Andrew arrived and drew the activation chits out of our large teacup. The Provincials finally found their way onto the field. The regulars fell back in order after taking the worst of a firefight. The French Canadians charged a ranger unit and wiped it out. Bill’s dice also went cold on his right where the Mohawks charged a beat-up Abnaki band and were driven off with heavy loss after a prolonged melee. His spirits were low. At the end of the 4th turn he rolled for game end and got it.
He had at least half of his civilians safe; in fact he hadn’t lost one. His victory conditions were met. To his surprise, Rick didn’t make his victory conditions. Rick's Indians had scouted all 6 quadrants of the table but had not then exited the table. I attribute this to his late start on scouting the far left quadrant, possibly due to his being distracted by the combat going on in the center. We had played 4 turns in something over 2 hours. M&T turns go one for quite a while; a lot happens in one turn. Indians, for example, might move 24 inches in a turn though they usually stop to shoot at the enemy along the way. Bill had accounted for 10 enemy warriors. Rick had laid low 18 British, one short of forcing the British morale chit into the cup.

We broke for dinner and the usual bull session. Bill and Rick departed. I introduced Andrew to the venerable and grand board game Quebec 1759. He got close to victory as the British in his first game, giving me some anxious moments. Perhaps I can find a first edition game in good condition, since my old copy is really battered.

Unlike previous games, I didn’t overlook some rules. This leads to one observation. Indians have the Native trait, which means they get an additional modifier when shot at while they are in woods. But this only comes into effect when shot at by Rangers, other Indians and such since ordinary mortals shooting at targets in woods generally only hit on a roll of 6. 6’s are always a hit, so the extra modifier doesn’t buy much for the Indians.

French officers do not include one that can keep up with the Canadians, while the British can have Major Rodgers, for example. I should think Lt. Beaujeu should be an option, a backwoods officer dressed pretty much like an Indian and moving like one.

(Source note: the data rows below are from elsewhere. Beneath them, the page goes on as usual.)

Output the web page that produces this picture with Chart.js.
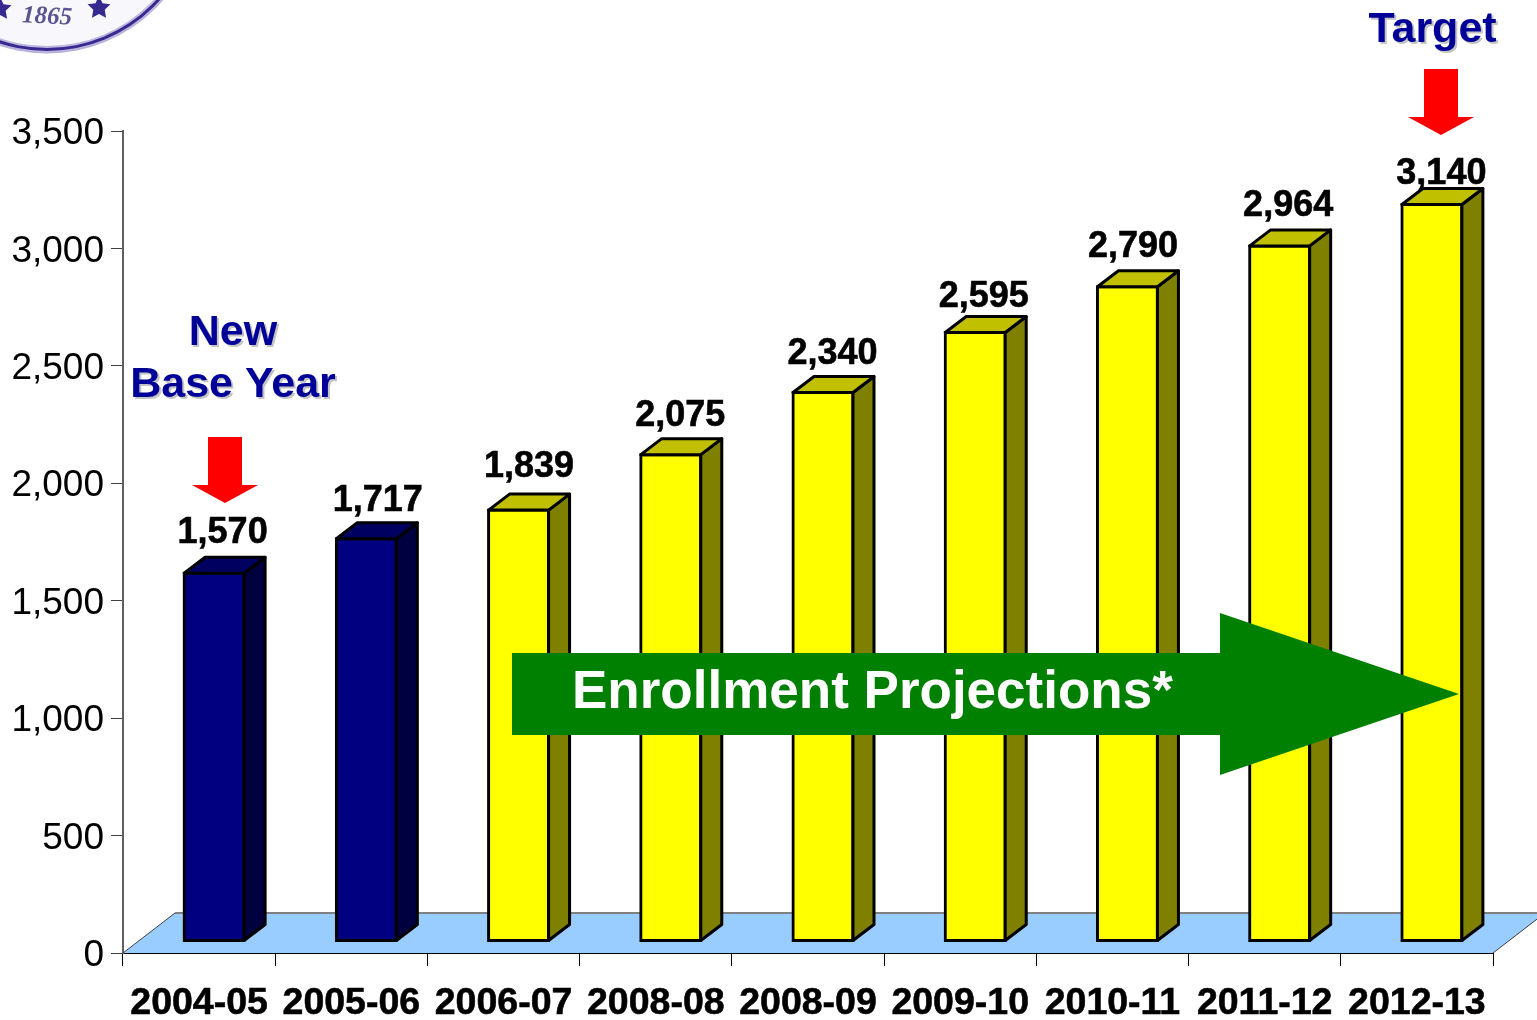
<!DOCTYPE html>
<html lang="en">

<head>
  <meta charset="utf-8">
  <title>Enrollment Projections</title>
  <script src="https://cdn.jsdelivr.net/npm/chart.js@4/dist/chart.umd.min.js"></script>
  <style>
    html, body { margin: 0; padding: 0; background: #fff; overflow: hidden; }
    canvas { display: block; }
  </style>
</head>

<body>
  <canvas id="myChart" width="1537" height="1020"></canvas>

  <script>
    const years = ['2004-05', '2005-06', '2006-07', '2008-08', '2008-09', '2009-10', '2010-11', '2011-12', '2012-13'];
    const enrollment = [1570, 1717, 1839, 2075, 2340, 2595, 2790, 2964, 3140];
    const projected = [false, false, true, true, true, true, true, true, true];

    const FONT = '"Liberation Sans", Arial, sans-serif';

    // 3d look: bars sit back on the floor
    const barShiftX = 15;
    const barShiftY = -11.5;
    const depthX = 21;
    const depthY = -16;
    const floorX = 52;
    const floorY = -40;
    // the labels were placed by hand in the original, so they wander a little
    const labelNudgeX = [8.5, 11.5, 10.5, 9.5, 9.5, 8.5, 5.5, 8.5, 9.5];
    const labelNudgeY = [-30, -27, -33, -28, -28, -25, -29, -29, -20];

    function poly(ctx, pts) {
      ctx.beginPath();
      ctx.moveTo(pts[0][0], pts[0][1]);
      for (let i = 1; i < pts.length; i++) ctx.lineTo(pts[i][0], pts[i][1]);
      ctx.closePath();
    }

    function redArrow(ctx, x, y) {
      ctx.fillStyle = '#ff0000';
      poly(ctx, [[x - 17, y], [x + 17, y], [x + 17, y + 48], [x + 33, y + 48], [x, y + 66], [x - 33, y + 48], [x - 17, y + 48]]);
      ctx.fill();
    }

    function blueText(ctx, text, x, y) {
      ctx.save();
      ctx.font = 'bold 43px ' + FONT;
      ctx.textAlign = 'center';
      ctx.textBaseline = 'alphabetic';
      ctx.fillStyle = '#c4c4c4';
      ctx.fillText(text, x + 2, y + 2);
      ctx.fillStyle = '#000099';
      ctx.fillText(text, x, y);
      ctx.restore();
    }

    function star(ctx, x, y, r) {
      const pts = [];
      for (let i = 0; i < 10; i++) {
        const a = -Math.PI / 2 + i * Math.PI / 5;
        const rr = i % 2 ? r * 0.5 : r;
        pts.push([x + rr * Math.cos(a), y + rr * Math.sin(a)]);
      }
      poly(ctx, pts);
      ctx.fill();
    }

    function drawSeal(ctx) {
      const cx = 47, cy = -100;
      ctx.save();
      ctx.beginPath();
      ctx.arc(cx, cy, 153.4, 0, Math.PI * 2);
      ctx.fillStyle = '#b9b3dc';
      ctx.fill();
      ctx.beginPath();
      ctx.arc(cx, cy, 151, 0, Math.PI * 2);
      ctx.fillStyle = '#37298f';
      ctx.fill();
      ctx.beginPath();
      ctx.arc(cx, cy, 148, 0, Math.PI * 2);
      ctx.fillStyle = '#bdb8de';
      ctx.fill();
      ctx.beginPath();
      ctx.arc(cx, cy, 146, 0, Math.PI * 2);
      ctx.fillStyle = '#f8f8fc';
      ctx.fill();
      ctx.fillStyle = '#35288f';
      star(ctx, 99, 8, 12);
      star(ctx, 0, 9, 12);
      ctx.translate(47, 17);
      ctx.rotate(0.05);
      ctx.font = 'italic bold 25px "Liberation Serif", serif';
      ctx.textAlign = 'center';
      ctx.textBaseline = 'middle';
      ctx.fillStyle = '#5a5590';
      ctx.fillText('1865', 0, 0);
      ctx.restore();
    }

    const bar3d = {
      id: 'bar3d',
      beforeDatasetsDraw(chart) {
        const ctx = chart.ctx;
        const a = chart.chartArea;
        ctx.save();
        ctx.fillStyle = '#99ccff';
        poly(ctx, [[a.left, a.bottom], [a.right, a.bottom], [a.right + floorX, a.bottom + floorY], [a.left + floorX, a.bottom + floorY]]);
        ctx.fill();
        ctx.strokeStyle = '#808080';
        ctx.lineWidth = 2;
        ctx.beginPath();
        ctx.moveTo(a.left + floorX, a.bottom + floorY);
        ctx.lineTo(a.right + floorX, a.bottom + floorY);
        ctx.stroke();
        ctx.strokeStyle = '#404040';
        ctx.lineWidth = 1;
        ctx.beginPath();
        ctx.moveTo(a.left, a.bottom);
        ctx.lineTo(a.left + floorX, a.bottom + floorY);
        ctx.moveTo(a.right, a.bottom);
        ctx.lineTo(a.right + floorX, a.bottom + floorY);
        ctx.stroke();
        ctx.restore();
        // bars get drawn by chart.js inside this shift
        ctx.save();
        ctx.translate(barShiftX, barShiftY);
      },
      afterDatasetsDraw(chart) {
        const ctx = chart.ctx;
        const meta = chart.getDatasetMeta(0);
        ctx.lineWidth = 3;
        ctx.lineJoin = 'round';
        ctx.strokeStyle = '#000';
        meta.data.forEach(function (bar, i) {
          const p = bar.getProps(['x', 'y', 'base', 'width'], true);
          // bar is inflated by 1px, border is 3px wide and sits inside
          const l = p.x - p.width / 2 + 0.5;
          const r = p.x + p.width / 2 - 0.5;
          const t = p.y + 0.5;
          const b = p.base - 0.5;
          ctx.fillStyle = projected[i] ? '#808000' : '#000040';
          poly(ctx, [[r, t], [r + depthX, t + depthY], [r + depthX, b + depthY], [r, b]]);
          ctx.fill();
          ctx.stroke();
          ctx.fillStyle = projected[i] ? '#c0c000' : '#000060';
          poly(ctx, [[l, t], [l + depthX, t + depthY], [r + depthX, t + depthY], [r, t]]);
          ctx.fill();
          ctx.stroke();
        });
        ctx.restore();

        // value labels
        ctx.save();
        ctx.font = 'bold 36px ' + FONT;
        ctx.fillStyle = '#000';
        ctx.strokeStyle = '#000';
        ctx.lineWidth = 0.6;
        ctx.textAlign = 'center';
        ctx.textBaseline = 'alphabetic';
        meta.data.forEach(function (bar, i) {
          const txt = enrollment[i].toLocaleString('en-US');
          const x = bar.x + barShiftX + labelNudgeX[i];
          const y = bar.y + barShiftY + labelNudgeY[i];
          ctx.fillText(txt, x, y);
          ctx.strokeText(txt, x, y);
        });
        ctx.restore();

        // annotations on top
        ctx.save();
        redArrow(ctx, 225, 437);
        redArrow(ctx, 1441, 69);
        blueText(ctx, 'New', 233, 345);
        blueText(ctx, 'Base Year', 233, 397);
        blueText(ctx, 'Target', 1432.5, 42);
        ctx.fillStyle = '#008000';
        poly(ctx, [[512, 653], [1220, 653], [1220, 613], [1459, 694], [1220, 775], [1220, 735], [512, 735]]);
        ctx.fill();
        ctx.font = 'bold 53px ' + FONT;
        ctx.fillStyle = '#fff';
        ctx.textAlign = 'left';
        ctx.textBaseline = 'alphabetic';
        ctx.fillText('Enrollment Projections*', 572, 708);
        drawSeal(ctx);
        ctx.restore();
      }
    };

    const ctx = document.getElementById('myChart');
    const myChart = new Chart(ctx, {
      type: 'bar',
      data: {
        labels: years,
        datasets: [{
          data: enrollment,
          backgroundColor: projected.map(p => p ? '#ffff00' : '#000080'),
          borderColor: '#000',
          borderWidth: 3,
          borderSkipped: false,
          inflateAmount: 1,
          barThickness: 61,
          clip: false
        }]
      },
      options: {
        responsive: false,
        animation: false,
        layout: { padding: { top: 131, right: 44, left: 0, bottom: 0 } },
        plugins: {
          legend: { display: false },
          title: { display: false },
          tooltip: { enabled: false }
        },
        scales: {
          x: {
            afterFit(scale) { scale.height = 67; },
            grid: { drawOnChartArea: false, drawTicks: true, tickLength: 13, color: '#000' },
            border: { color: '#000', width: 2 },
            ticks: {
              autoSkip: false,
              maxRotation: 0,
              minRotation: 0,
              padding: 15,
              color: '#000',
              textStrokeColor: '#000',
              textStrokeWidth: 0.6,
              font: { family: FONT, size: 37.5, weight: 'bold' }
            }
          },
          y: {
            min: 0,
            max: 3500,
            afterFit(scale) { scale.width = 123; },
            grid: { drawOnChartArea: false, drawTicks: true, tickLength: 12, color: '#404040' },
            border: { color: '#606060', width: 2 },
            ticks: {
              stepSize: 500,
              padding: 7,
              color: '#000',
              // the blank first line pushes the number 3px below the tick, like the original
              font: { family: FONT, size: 37, lineHeight: '6px' },
              callback: v => ['', v.toLocaleString('en-US')]
            }
          }
        }
      },
      plugins: [bar3d]
    });
  </script>
</body>

</html>
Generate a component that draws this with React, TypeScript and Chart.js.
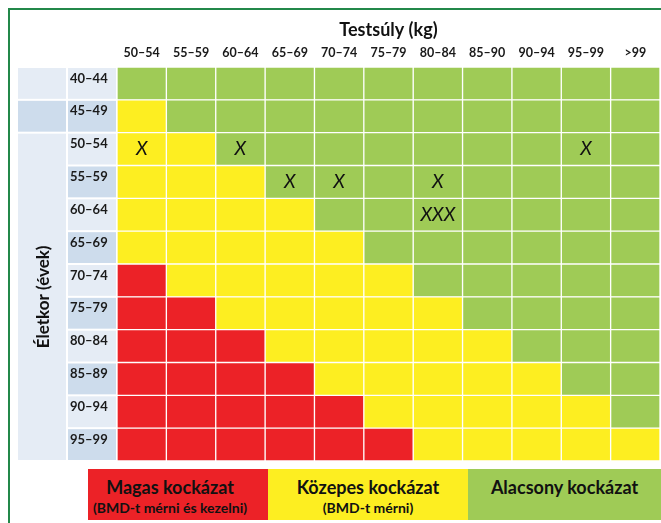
import React, { useEffect, useRef } from "react";
import { Chart, registerables } from "chart.js";

Chart.register(...registerables);

// ---- data ----
const weightBands = ["50–54", "55–59", "60–64", "65–69", "70–74", "75–79", "80–84", "85–90", "90–94", "95–99", ">99"];
const ageBands = ["40–44", "45–49", "50–54", "55–59", "60–64", "65–69", "70–74", "75–79", "80–84", "85–89", "90–94", "95–99"];
// risk class per age row (top → bottom), one letter per weight column: H = magas, M = közepes, L = alacsony
const riskRows = [
  "LLLLLLLLLLL",
  "MLLLLLLLLLL",
  "MMLLLLLLLLL",
  "MMMLLLLLLLL",
  "MMMMLLLLLLL",
  "MMMMMLLLLLL",
  "HMMMMMLLLLL",
  "HHMMMMMLLLL",
  "HHHMMMMMLLL",
  "HHHHMMMMMLL",
  "HHHHHMMMMML",
  "HHHHHHMMMMM",
];
const markAges = ["50–54", "50–54", "50–54", "55–59", "55–59", "55–59", "60–64"];
const markWeights = ["50–54", "60–64", "95–99", "65–69", "70–74", "80–84", "80–84"];
const markTexts = ["X", "X", "X", "X", "X", "X", "XXX"];
const xTitle = "Testsúly (kg)";
const yTitle = "Életkor (évek)";
const legendTitles = ["Magas kockázat", "Közepes kockázat", "Alacsony kockázat"];
const legendNotes = ["(BMD-t mérni és kezelni)", "(BMD-t mérni)", ""];

// ---- styles ----
const FONT = "Lato, 'Open Sans', sans-serif";
const RED = "#ec2227";
const YELLOW = "#fdee21";
const GREEN = "#9fcb56";
const LIGHT = "#e5ecf5";
const DARK = "#cddcec";
const riskColor: Record<string, string> = { H: RED, M: YELLOW, L: GREEN };

const sidePlugin = {
  id: "sidePlugin",
  beforeDatasetsDraw(chart: any) {
    const { ctx } = chart;
    const ys = chart.scales.y;
    const left = ys.left;
    const right = ys.right;
    const mid = left + 50;
    const half = Math.abs(ys.getPixelForValue(1) - ys.getPixelForValue(0)) / 2;
    ctx.save();
    ctx.fillStyle = "#ffffff";
    ctx.fillRect(left, ys.top, right - left, ys.bottom - ys.top);
    ageBands.forEach((age, r) => {
      const c = ys.getPixelForValue(r);
      const t = c - half;
      const b = c + half;
      ctx.fillStyle = r % 2 === 0 ? LIGHT : DARK;
      ctx.fillRect(mid + 1, t + 1, right - mid - 2, b - t - 2);
      if (r < 2) {
        ctx.fillRect(left + 1, t + 1, mid - left - 2, b - t - 2);
      }
    });
    const mt = ys.getPixelForValue(2) - half;
    const mb = ys.getPixelForValue(ageBands.length - 1) + half;
    ctx.fillStyle = LIGHT;
    ctx.fillRect(left + 1, mt + 1, mid - left - 2, mb - mt - 2);
    ctx.fillStyle = "#1a1a1a";
    ctx.font = `bold 13px ${FONT}`;
    ctx.textAlign = "left";
    ctx.textBaseline = "middle";
    ageBands.forEach((age, r) => {
      ctx.fillText(age, mid + 3, ys.getPixelForValue(r) - 5);
    });
    ctx.translate((left + mid) / 2 + 2, (mt + mb) / 2);
    ctx.rotate(-Math.PI / 2);
    ctx.font = `bold 17px ${FONT}`;
    ctx.textAlign = "center";
    ctx.fillStyle = "#111111";
    ctx.fillText(yTitle, 0, 0);
    ctx.restore();
  },
  afterDatasetsDraw(chart: any) {
    const { ctx } = chart;
    const xs = chart.scales.x2;
    const ys = chart.scales.y;
    ctx.save();
    ctx.fillStyle = "#111111";
    ctx.font = `italic 19px ${FONT}`;
    ctx.textAlign = "center";
    ctx.textBaseline = "middle";
    markTexts.forEach((t, i) => {
      const x = xs.getPixelForValue(weightBands.indexOf(markWeights[i]));
      const y = ys.getPixelForValue(ageBands.indexOf(markAges[i]));
      ctx.fillText(t, x, y);
    });
    ctx.restore();
  },
};

export default function App() {
  const ref = useRef<HTMLCanvasElement>(null);

  useEffect(() => {
    if (!ref.current) return;
    const datasets = weightBands.map((w, c) => ({
      label: w,
      data: ageBands.map((age) => ({ y: age, x: [c, c + 1] })),
      backgroundColor: ageBands.map((_, r) => riskColor[riskRows[r][c]]),
      borderColor: "#ffffff",
      borderWidth: 1,
      borderSkipped: false,
      grouped: false,
      barPercentage: 1,
      categoryPercentage: 1,
      xAxisID: "x",
      yAxisID: "y",
    }));
    const chart = new Chart(ref.current, {
      type: "bar",
      data: { labels: ageBands, datasets: datasets as any },
      options: {
        indexAxis: "y",
        animation: false,
        responsive: false,
        devicePixelRatio: 1,
        layout: { padding: { left: 17, right: 1, top: 9, bottom: 62 } },
        plugins: { legend: { display: false }, tooltip: { enabled: false }, title: { display: false } },
        scales: {
          x: { type: "linear", display: false, min: 0, max: weightBands.length },
          x2: {
            type: "category",
            labels: weightBands,
            position: "top",
            offset: true,
            grid: { display: false, drawTicks: false },
            border: { display: false },
            ticks: { font: { family: FONT, weight: "bold", size: 12.5 }, color: "#1a1a1a", padding: 7, maxRotation: 0, autoSkip: false },
            title: { display: true, text: xTitle, font: { family: FONT, weight: "bold", size: 18 }, color: "#111111", padding: { top: 10, bottom: 0 } },
            afterFit: (s: any) => { s.height = 58; },
          },
          y: {
            type: "category",
            position: "left",
            offset: true,
            grid: { display: false, drawTicks: false },
            border: { display: false },
            ticks: { display: false },
            afterFit: (s: any) => { s.width = 100; },
          },
        },
      } as any,
      plugins: [sidePlugin],
    });
    return () => chart.destroy();
  }, []);

  const boxes = [
    { left: 88, width: 180, color: RED, shift: 16 },
    { left: 268, width: 200, color: YELLOW, shift: 0 },
    { left: 468, width: 193, color: GREEN, shift: 0 },
  ];

  return (
    <div style={{ position: "absolute", left: 0, top: 0, width: 661, height: 523, overflow: "hidden", background: "#fff", fontFamily: FONT }}>
      <canvas ref={ref} width={661} height={523} style={{ position: "absolute", left: 0, top: 0, width: 661, height: 523 }} />
      <div style={{ position: "absolute", left: 8, top: 8, width: 660, height: 520, borderTop: "2px solid #23884a", borderLeft: "2px solid #23884a" }} />
      {boxes.map((b, i) => (
        <div key={i} style={{ position: "absolute", left: b.left, top: 469, width: b.width - b.shift, paddingRight: b.shift, height: 51, background: b.color, color: "#111", fontWeight: 700, textAlign: "center", whiteSpace: "nowrap" }}>
          <div style={{ fontSize: 18, lineHeight: "20px", marginTop: 8 }}>{legendTitles[i]}</div>
          <div style={{ fontSize: 14, lineHeight: "16px", marginTop: 3 }}>{legendNotes[i]}</div>
        </div>
      ))}
    </div>
  );
}
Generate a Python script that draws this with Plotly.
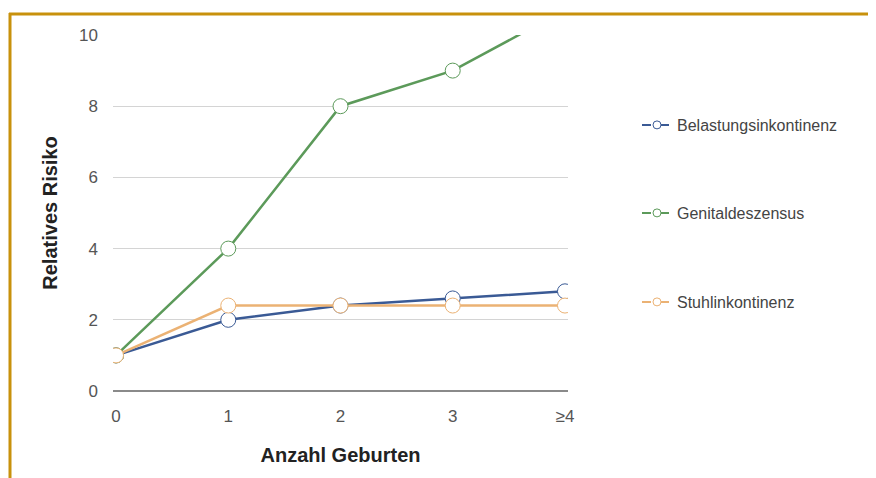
import plotly.graph_objects as go

categories = ["0", "1", "2", "3", "≥4"]
x_pos = [0, 1, 2, 3, 4]
belastung = [1.0, 2.0, 2.4, 2.6, 2.8]
genital = [1.0, 4.0, 8.0, 9.0, 10.7]
stuhl = [1.0, 2.4, 2.4, 2.4, 2.4]
series_names = ["Belastungsinkontinenz", "Genitaldeszensus", "Stuhlinkontinenz"]
colors = ["#3a5a95", "#5c9a5a", "#ebb274"]

# page has an 8px body margin: figure coords = page coords - 8
OFF = 8
W, H = 876 - OFF, 478 - OFF
L, R, T, B = 113 - OFF, W - (568 - OFF), 35 - OFF, H - (391 - OFF)
pw, ph = W - L - R, H - T - B

def px_x(px):
    return (px - OFF - L) / pw

def px_y(py):
    return (H - B - (py - OFF)) / ph

fig = go.Figure()
legend_ids = ["legend", "legend2", "legend3"]
for name, vals, col, lg in zip(series_names, [belastung, genital, stuhl], colors, legend_ids):
    fig.add_trace(go.Scatter(
        x=x_pos, y=vals, mode="lines+markers", name=name,
        line=dict(color=col, width=2.5),
        marker=dict(size=15, color="white", line=dict(color=col, width=1)),
        showlegend=False,
    ))
    fig.add_trace(go.Scatter(
        x=[None], y=[None], mode="lines+markers", name=name,
        line=dict(color=col, width=2, dash="dash"),
        marker=dict(size=8, color="white", line=dict(color=col, width=1)),
        legend=lg, showlegend=True,
    ))

legend_common = dict(font=dict(family="Liberation Sans, Arial", size=16, color="#444444"),
                     bgcolor="rgba(0,0,0,0)", xanchor="left", yanchor="middle", x=px_x(637))

fig.update_layout(
    width=W, height=H,
    margin=dict(l=L, r=R, t=T, b=B),
    paper_bgcolor="white", plot_bgcolor="white",
    font=dict(family="Liberation Sans, Arial", color="#444444"),
    showlegend=True,
    legend=dict(**legend_common, y=px_y(125)),
    legend2=dict(**legend_common, y=px_y(213)),
    legend3=dict(**legend_common, y=px_y(302)),
    xaxis=dict(
        tickmode="array", tickvals=x_pos, ticktext=categories,
        range=[-0.027, 4.027], showgrid=False, zeroline=False,
        showline=False, ticks="", ticklabelstandoff=13,
        tickfont=dict(size=17, color="#555555"),
        title=dict(text="<b>Anzahl Geburten</b>", font=dict(size=20, color="#222222"), standoff=22),
    ),
    yaxis=dict(
        range=[0, 10], tickvals=[0, 2, 4, 6, 8, 10], showgrid=True,
        gridcolor="#d4d4d4", gridwidth=1, zeroline=True, zerolinecolor="#8a8a8a",
        zerolinewidth=2, ticks="", ticklabelstandoff=14,
        tickfont=dict(size=17, color="#555555"),
        title=dict(text="<b>Relatives Risiko</b>", font=dict(size=20, color="#222222"), standoff=16),
    ),
    shapes=[
        dict(type="line", xref="paper", yref="paper", x0=px_x(9), x1=px_x(880), y0=px_y(14), y1=px_y(14),
             line=dict(color="#c8910c", width=3)),
        dict(type="line", xref="paper", yref="paper", x0=px_x(10), x1=px_x(10), y0=px_y(13), y1=px_y(480),
             line=dict(color="#c8910c", width=3)),
    ],
)

fig.write_html("out.html")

Correction: There is a Canadian Officer listed on another page from the French Officer, my bad. So we can have Lt.s Beaujeu and Langlade and their like in future games.

We will likely play another M&T game in a couple weeks and then get back to more serious fare with Bloody Big Battles. A last Young Bonaparte scenario beckons (if I can draw a mat for it), and the perhaps the American Civil War. I do at some time want to test a scenario for Stones River.